If a basketball game is a microcosm, Wednesday night’s was foreboding. From a business perspective, the Sixers did what needed to be done. They consulted the experts, the politicians, the higher powers within the league. They looked at the relevant curves, and weighed the reward and the risk, and they arrived at the decision that made the most fiscal sense. They justified it the way all the business people do, in trickle-down terms that emphasize the well-being of their payroll dependents. A lost game means a lost game check in a world where most live week-to-week.

“Consistent with the recommendation of the NBA,” the team said in a statement, “tonight’s game vs. the Detroit Pistons will proceed as scheduled.”

It may have been a difficult decision. But, by the end of the night, it was abundantly clear that the Sixers had arrived at the incorrect one. Before the game had even begun, the NBA had apparently arrived at the conclusion, that it could not ignore the warnings of those who know better and ask that tens of thousands of people gather together within the same building. Before the game had even begun, municipalities across the country were enacting bans on events a fraction of that size. Before the game had even begun, another NBA team had decided to close its gates.

Yet, the game went on as scheduled. While the Sixers’ micro-economy is a couple of million more liquid, it’s a laughably small amount compared to what lies ahead, and an insult to the uncertain fiscal futures facing the wage-earners that serve as their foundation. It’s easy to blame the billionaires in moments like this, but maybe that is because the billionaires make it so easy for them to blame. See, there’s nothing in the state of nature that says that contract is king, that a societal-wide burden should be a game of musical chairs.

Josh Harris’ billions came from somewhere, and it wasn’t from the labor of his own two hands. That doesn’t mean he shouldn’t be entitled to his fair share of profits. But isn’t it fair to think that some of those profits could be siphoned off when his tap momentarily runs dry? That paying out a couple of million in unearned wages might serve a greater societal good than insisting his workers report for their final day in the Coliseum?

With any luck, this will all prove to be much ado about nothing. There will have been no patient-zero at the Wells Fargo Center. All the precautions will have worked: the warnings and the rubber gloves and the preprepared salads. We will all go about our business and await what comes next. Nobody who watched the Sixers win will watch their grandmother die.
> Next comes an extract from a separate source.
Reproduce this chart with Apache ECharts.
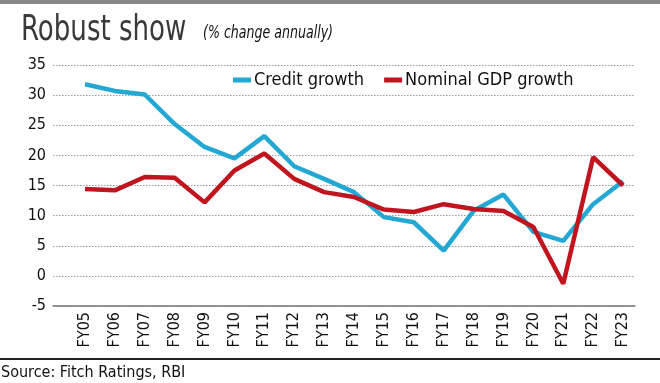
<!DOCTYPE html>
<html><head><meta charset="utf-8">
<script src="https://cdn.jsdelivr.net/npm/echarts@6/dist/echarts.min.js"></script>
<style>html,body{margin:0;padding:0;background:#fff}#c{width:660px;height:383px}</style>
</head><body><div id="c"></div>
<script>
const categories = ["FY05","FY06","FY07","FY08","FY09","FY10","FY11","FY12","FY13","FY14","FY15","FY16","FY17","FY18","FY19","FY20","FY21","FY22","FY23"];
const creditGrowth = [31.8,30.7,30.1,25.2,21.4,19.5,23.2,18.2,16.1,13.9,9.75,8.9,4.2,10.8,13.5,7.3,5.8,11.9,15.7];
const nominalGdpGrowth = [14.4,14.2,16.4,16.3,12.2,17.5,20.3,16.1,13.9,13.1,11.0,10.6,11.9,11.1,10.75,8.1,-1.3,19.7,15.0];
const yTicks = [-5,0,5,10,15,20,25,30,35];

const FONT = '"DejaVu Sans Condensed","DejaVu Sans",sans-serif';
const chart = echarts.init(document.getElementById('c'), null, {renderer:'canvas'});
const idx = categories.map((_, i) => i);
chart.setOption({
  animation:false,
  backgroundColor:'#fff',
  grid:{left:53,right:25,top:65,bottom:77,containLabel:false},
  legend:{
    left:228, top:66, itemWidth:18, itemHeight:5, itemGap:20,
    icon:'rect',
    textStyle:{fontFamily:FONT,fontSize:18,color:'#111',padding:[0,0,0,-2]},
    data:['Credit growth','Nominal GDP growth']
  },
  xAxis:{
    type:'value', min:-1.07, max:18.4,
    splitLine:{show:false},
    axisLine:{show:true,onZero:false,lineStyle:{color:'#777',width:1.5}},
    axisTick:{show:false},
    axisLabel:{
      customValues:idx, rotate:90, margin:6,
      fontFamily:FONT, fontSize:16, color:'#111',
      formatter:v=>categories[Math.round(v)]
    }
  },
  yAxis:{
    type:'value', min:yTicks[0], max:yTicks[yTicks.length-1], interval:5,
    axisLine:{show:false}, axisTick:{show:false},
    axisLabel:{margin:7,fontFamily:FONT,fontSize:16,color:'#111'},
    splitLine:{show:true,lineStyle:{color:'#999',type:[1.5,1.5],width:1}}
  },
  series:[
    {name:'Credit growth',type:'line',data:creditGrowth.map((v,i)=>[i,v]),symbol:'none',
     lineStyle:{color:'#22a8d2',width:4.5},itemStyle:{color:'#22a8d2'},z:2},
    {name:'Nominal GDP growth',type:'line',data:nominalGdpGrowth.map((v,i)=>[i,v]),symbol:'none',
     lineStyle:{color:'#c0151f',width:4.5},itemStyle:{color:'#c0151f'},z:3}
  ],
  graphic:[
    {type:'rect',shape:{x:0,y:0,width:660,height:4},style:{fill:'#888'}},
    {type:'text',x:21,y:31,scaleY:1.25,style:{text:'Robust show',fontFamily:FONT,fontSize:29,fill:'#3a3a3a',verticalAlign:'middle'}},
    {type:'text',x:203,y:33,scaleY:1.25,style:{text:'(% change annually)',fontFamily:FONT,fontStyle:'italic',fontSize:14,fill:'#111',verticalAlign:'middle'}},
    {type:'line',shape:{x1:0,y1:359,x2:660,y2:359},style:{stroke:'#222',lineWidth:2}},
    {type:'text',x:1,y:373,style:{text:'Source: Fitch Ratings, RBI',fontFamily:FONT,fontSize:16,fill:'#111',verticalAlign:'middle'}}
  ]
});
</script></body></html>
But as you sat behind the basket and watched the evening unfold, it was impossible not to feel like you were trapped in an alien civilization. You watched the haves cheer, and the have-nots serve, and you thought about how those terms mean something different when there are nasal swabs involved. Mostly, though, you looked at the scoreboard, then at the clock winding down, and then you shifted your gaze to those two empty seats.